- **Exercise**: What follows is a set of entries. Repeat them exactly, but not their pictures.
═══ Provided entries
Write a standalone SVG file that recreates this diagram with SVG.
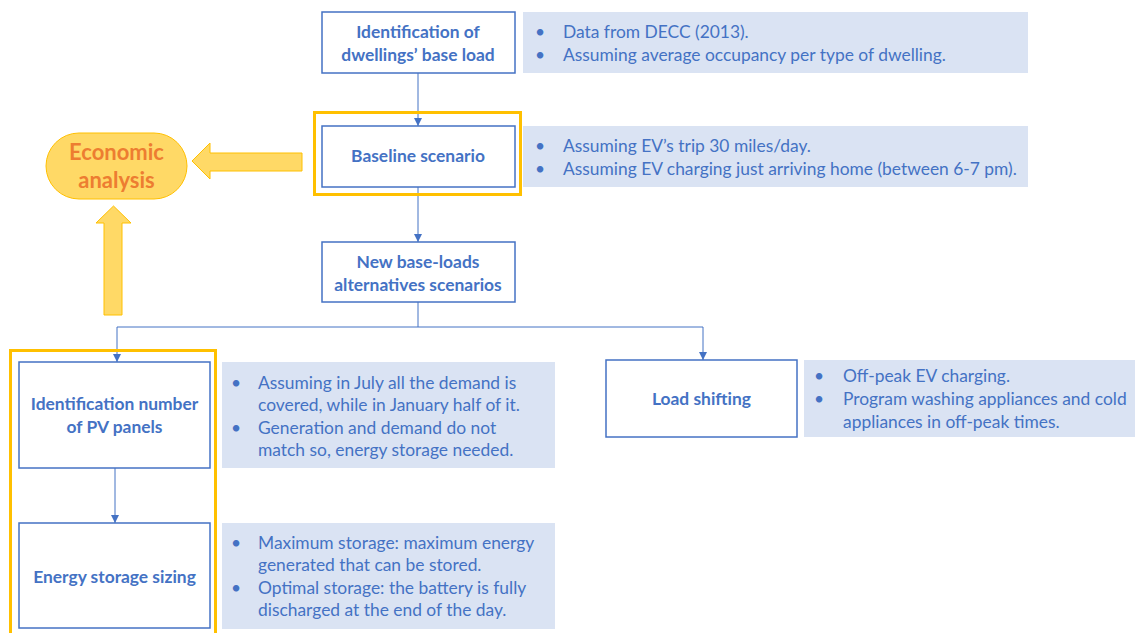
<svg xmlns="http://www.w3.org/2000/svg" width="1135" height="633" viewBox="0 0 1135 633">
<defs>
<marker id="ah" viewBox="0 0 10 10" refX="10" refY="5" markerWidth="8" markerHeight="8" markerUnits="userSpaceOnUse" orient="auto">
<path d="M0,0 L10,5 L0,10 z" fill="#4472C4"/>
</marker>
<style>
.box{fill:#fff;stroke:#4472C4;stroke-width:1.5}
.note{fill:#DAE3F3}
.hl{fill:none;stroke:#FFC000;stroke-width:3}
.t{font-family:Lato,"Liberation Sans",sans-serif;font-size:17.4px;font-weight:bold;fill:#4472C4;text-anchor:middle}
.n{font-family:Lato,"Liberation Sans",sans-serif;font-size:17.4px;fill:#4472C4}
.con{fill:none;stroke:#4472C4;stroke-width:1}
.ya{fill:#FFD966;stroke:#FFC000;stroke-width:1}
.e{font-family:Lato,"Liberation Sans",sans-serif;font-size:22px;font-weight:bold;fill:#ED7D31;text-anchor:middle}
</style>
</defs>
<rect width="1135" height="633" fill="#fff"/>

<g id="connectors">
<line class="con" x1="418" y1="73" x2="418" y2="126" marker-end="url(#ah)"/>
<line class="con" x1="418" y1="187" x2="418" y2="242" marker-end="url(#ah)"/>
<polyline class="con" points="418,302 418,327 117,327 117,362" marker-end="url(#ah)"/>
<polyline class="con" points="418,327 703,327 703,360" marker-end="url(#ah)"/>
<line class="con" x1="115" y1="468" x2="115" y2="523" marker-end="url(#ah)"/>
<path class="ya" d="M302,153 L210,153 L210,143 L192,161 L210,179 L210,171 L302,171 Z"/>
<path class="ya" d="M104,315 L104,223 L96,223 L113.5,206 L131,223 L122,223 L122,315 Z"/>
</g>

<g id="node-base-load">
<rect class="box" x="322" y="12" width="193" height="61"/>
<text class="t" x="418" y="38">Identification of</text>
<text class="t" x="418" y="61">dwellings’ base load</text>
</g>
<g id="note-base-load">
<rect class="note" x="523" y="12" width="505" height="61"/>
<text class="n" x="535" y="38">•</text>
<text class="n" x="563" y="38">Data from DECC (2013).</text>
<text class="n" x="535" y="61">•</text>
<text class="n" x="563" y="61">Assuming average occupancy per type of dwelling.</text>
</g>

<g id="node-baseline">
<rect class="hl" x="314.5" y="112.5" width="206" height="82"/>
<rect class="box" x="322" y="126" width="193" height="61"/>
<text class="t" x="418" y="162">Baseline scenario</text>
</g>
<g id="note-baseline">
<rect class="note" x="523" y="126" width="505" height="61"/>
<text class="n" x="535" y="152">•</text>
<text class="n" x="563" y="152">Assuming EV’s trip 30 miles/day.</text>
<text class="n" x="535" y="175">•</text>
<text class="n" x="563" y="175">Assuming EV charging just arriving home (between 6-7 pm).</text>
</g>

<g id="node-economic">
<rect x="46" y="133" width="141" height="66" rx="33" ry="33" fill="#FFD966" stroke="#FFC000" stroke-width="1"/>
<text class="e" x="116.5" y="160">Economic</text>
<text class="e" x="116.5" y="188">analysis</text>
</g>

<g id="node-new-base">
<rect class="box" x="322" y="242" width="193" height="60"/>
<text class="t" x="418" y="268">New base-loads</text>
<text class="t" x="418" y="291">alternatives scenarios</text>
</g>

<g id="group-pv">
<rect class="hl" x="10.5" y="350.5" width="205" height="290"/>
</g>

<g id="node-pv">
<rect class="box" x="19" y="362" width="191" height="106"/>
<text class="t" x="114.5" y="410">Identification number</text>
<text class="t" x="114.5" y="433">of PV panels</text>
</g>
<g id="note-pv">
<rect class="note" x="222" y="362" width="333" height="106"/>
<text class="n" x="231" y="389">•</text>
<text class="n" x="258" y="389">Assuming in July all the demand is</text>
<text class="n" x="258" y="411">covered, while in January half of it.</text>
<text class="n" x="231" y="434">•</text>
<text class="n" x="258" y="434">Generation and demand do not</text>
<text class="n" x="258" y="456">match so, energy storage needed.</text>
</g>

<g id="node-storage">
<rect class="box" x="19" y="523" width="191" height="105"/>
<text class="t" x="114.5" y="583">Energy storage sizing</text>
</g>
<g id="note-storage">
<rect class="note" x="222" y="523" width="333" height="106"/>
<text class="n" x="231" y="549">•</text>
<text class="n" x="258" y="549">Maximum storage: maximum energy</text>
<text class="n" x="258" y="571">generated that can be stored.</text>
<text class="n" x="231" y="594">•</text>
<text class="n" x="258" y="594">Optimal storage: the battery is fully</text>
<text class="n" x="258" y="616">discharged at the end of the day.</text>
</g>

<g id="node-load-shifting">
<rect class="box" x="606" y="360" width="191" height="77"/>
<text class="t" x="701.5" y="405">Load shifting</text>
</g>
<g id="note-load-shifting">
<rect class="note" x="804" y="360" width="331" height="77"/>
<text class="n" x="814" y="382">•</text>
<text class="n" x="843" y="382">Off-peak EV charging.</text>
<text class="n" x="814" y="405">•</text>
<text class="n" x="843" y="405">Program washing appliances and cold</text>
<text class="n" x="843" y="428">appliances in off-peak times.</text>
</g>
</svg>
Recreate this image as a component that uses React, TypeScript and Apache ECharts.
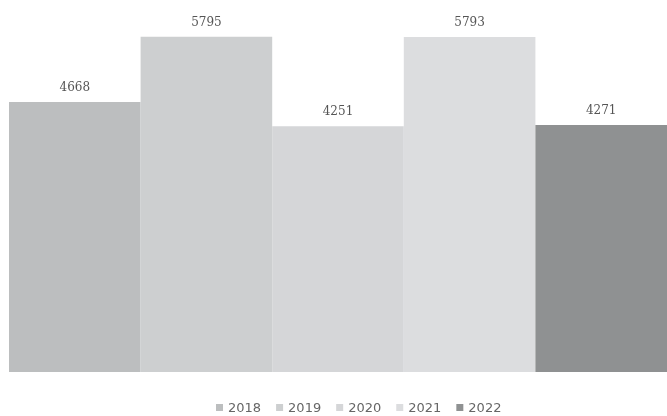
══════
- **Finished exercise**:
Write a standalone SVG file that recreates this diagram with SVG.
<svg xmlns="http://www.w3.org/2000/svg" width="1135" height="633" viewBox="0 0 1135 633">
<defs>
<marker id="ah" viewBox="0 0 10 10" refX="10" refY="5" markerWidth="8" markerHeight="8" markerUnits="userSpaceOnUse" orient="auto">
<path d="M0,0 L10,5 L0,10 z" fill="#4472C4"/>
</marker>
<style>
.box{fill:#fff;stroke:#4472C4;stroke-width:1.5}
.note{fill:#DAE3F3}
.hl{fill:none;stroke:#FFC000;stroke-width:3}
.t{font-family:Lato,"Liberation Sans",sans-serif;font-size:17.4px;font-weight:bold;fill:#4472C4;text-anchor:middle}
.n{font-family:Lato,"Liberation Sans",sans-serif;font-size:17.4px;fill:#4472C4}
.con{fill:none;stroke:#4472C4;stroke-width:1}
.ya{fill:#FFD966;stroke:#FFC000;stroke-width:1}
.e{font-family:Lato,"Liberation Sans",sans-serif;font-size:22px;font-weight:bold;fill:#ED7D31;text-anchor:middle}
</style>
</defs>
<rect width="1135" height="633" fill="#fff"/>

<g id="connectors">
<line class="con" x1="418" y1="73" x2="418" y2="126" marker-end="url(#ah)"/>
<line class="con" x1="418" y1="187" x2="418" y2="242" marker-end="url(#ah)"/>
<polyline class="con" points="418,302 418,327 117,327 117,362" marker-end="url(#ah)"/>
<polyline class="con" points="418,327 703,327 703,360" marker-end="url(#ah)"/>
<line class="con" x1="115" y1="468" x2="115" y2="523" marker-end="url(#ah)"/>
<path class="ya" d="M302,153 L210,153 L210,143 L192,161 L210,179 L210,171 L302,171 Z"/>
<path class="ya" d="M104,315 L104,223 L96,223 L113.5,206 L131,223 L122,223 L122,315 Z"/>
</g>

<g id="node-base-load">
<rect class="box" x="322" y="12" width="193" height="61"/>
<text class="t" x="418" y="38">Identification of</text>
<text class="t" x="418" y="61">dwellings’ base load</text>
</g>
<g id="note-base-load">
<rect class="note" x="523" y="12" width="505" height="61"/>
<text class="n" x="535" y="38">•</text>
<text class="n" x="563" y="38">Data from DECC (2013).</text>
<text class="n" x="535" y="61">•</text>
<text class="n" x="563" y="61">Assuming average occupancy per type of dwelling.</text>
</g>

<g id="node-baseline">
<rect class="hl" x="314.5" y="112.5" width="206" height="82"/>
<rect class="box" x="322" y="126" width="193" height="61"/>
<text class="t" x="418" y="162">Baseline scenario</text>
</g>
<g id="note-baseline">
<rect class="note" x="523" y="126" width="505" height="61"/>
<text class="n" x="535" y="152">•</text>
<text class="n" x="563" y="152">Assuming EV’s trip 30 miles/day.</text>
<text class="n" x="535" y="175">•</text>
<text class="n" x="563" y="175">Assuming EV charging just arriving home (between 6-7 pm).</text>
</g>

<g id="node-economic">
<rect x="46" y="133" width="141" height="66" rx="33" ry="33" fill="#FFD966" stroke="#FFC000" stroke-width="1"/>
<text class="e" x="116.5" y="160">Economic</text>
<text class="e" x="116.5" y="188">analysis</text>
</g>

<g id="node-new-base">
<rect class="box" x="322" y="242" width="193" height="60"/>
<text class="t" x="418" y="268">New base-loads</text>
<text class="t" x="418" y="291">alternatives scenarios</text>
</g>

<g id="group-pv">
<rect class="hl" x="10.5" y="350.5" width="205" height="290"/>
</g>

<g id="node-pv">
<rect class="box" x="19" y="362" width="191" height="106"/>
<text class="t" x="114.5" y="410">Identification number</text>
<text class="t" x="114.5" y="433">of PV panels</text>
</g>
<g id="note-pv">
<rect class="note" x="222" y="362" width="333" height="106"/>
<text class="n" x="231" y="389">•</text>
<text class="n" x="258" y="389">Assuming in July all the demand is</text>
<text class="n" x="258" y="411">covered, while in January half of it.</text>
<text class="n" x="231" y="434">•</text>
<text class="n" x="258" y="434">Generation and demand do not</text>
<text class="n" x="258" y="456">match so, energy storage needed.</text>
</g>

<g id="node-storage">
<rect class="box" x="19" y="523" width="191" height="105"/>
<text class="t" x="114.5" y="583">Energy storage sizing</text>
</g>
<g id="note-storage">
<rect class="note" x="222" y="523" width="333" height="106"/>
<text class="n" x="231" y="549">•</text>
<text class="n" x="258" y="549">Maximum storage: maximum energy</text>
<text class="n" x="258" y="571">generated that can be stored.</text>
<text class="n" x="231" y="594">•</text>
<text class="n" x="258" y="594">Optimal storage: the battery is fully</text>
<text class="n" x="258" y="616">discharged at the end of the day.</text>
</g>

<g id="node-load-shifting">
<rect class="box" x="606" y="360" width="191" height="77"/>
<text class="t" x="701.5" y="405">Load shifting</text>
</g>
<g id="note-load-shifting">
<rect class="note" x="804" y="360" width="331" height="77"/>
<text class="n" x="814" y="382">•</text>
<text class="n" x="843" y="382">Off-peak EV charging.</text>
<text class="n" x="814" y="405">•</text>
<text class="n" x="843" y="405">Program washing appliances and cold</text>
<text class="n" x="843" y="428">appliances in off-peak times.</text>
</g>
</svg>
Recreate this image as a component that uses React, TypeScript and Apache ECharts.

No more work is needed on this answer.